Despite the jellyfish disruption, organizers estimated more than $3,000 was raised for the Safe & Healthy Children's Coalition of Collier County. Kevin Erndl, director of T2 Aquatics, the Naples swim team hosting the event, said about 160 people signed up, with dozens more registering Sunday morning.

"I had no idea how many people we would have," Erndl said. "I thought 100, maybe 150, but we've exceeded that. It seems like it's been a well-received event so far."

Everything went, well, swimmingly until participants hit the water. The family friendly event brought out hardened triathletes, casual waders and dozens of families. As the sun rose over their left shoulder, swimmers were sent off by a horn alongside Lowdermilk Beach, each with one of three distances in sight — 0.6 miles, 1.2 miles or 2.4 miles.

But within seconds, like a scene from a bad shark attack movie, most started rushing back to the beach.
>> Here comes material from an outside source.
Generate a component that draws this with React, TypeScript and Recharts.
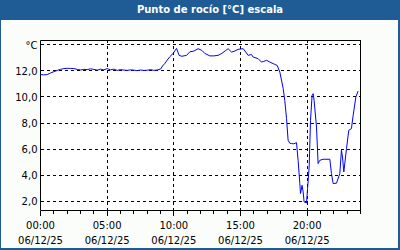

Suddenly, anybody with vinegar became the most popular person in Naples. Vinegar is considered a remedy for jellyfish stings.

Jane Heffelfinger and two friends training for next month's Marco Island Triathlon surrendered within minutes, combining for 10 stings.

"We started feeling stinging on our legs and didn't really think anything of it and figured we'd just keep going," said Heffelfinger, 36, of North Naples. "Then we started feeling stings all over. I got it in the neck and said, 'Alright, I'm done.'"

Still, the non-competitive setting was tailored for people like Julie Joiner, a Children's Coalition supporter swimming in an organized event for the first time.

"I don't have professional garb or attire, and I'm not a competitive athlete," said Joiner, 38, of North Naples. "It made it more comfortable for me to feel like I'd still be welcome here and wouldn't be embarrassed."

Organizers hope to continue the event next year, free of a jellyfish takeover. Several participants welcomed the open swim event, calling in one-of-a-kind in Southwest Florida.

"Most swim teams across the country don't have the seawater out there, which is like glass here," said Nancy Schwerin, 52, a swimmer for T2's Masters team.

"I'm from California, and you can't do this — have an open water swim with people who aren't strong swimmers and might want to get into it and try it out. I think this is unique and great."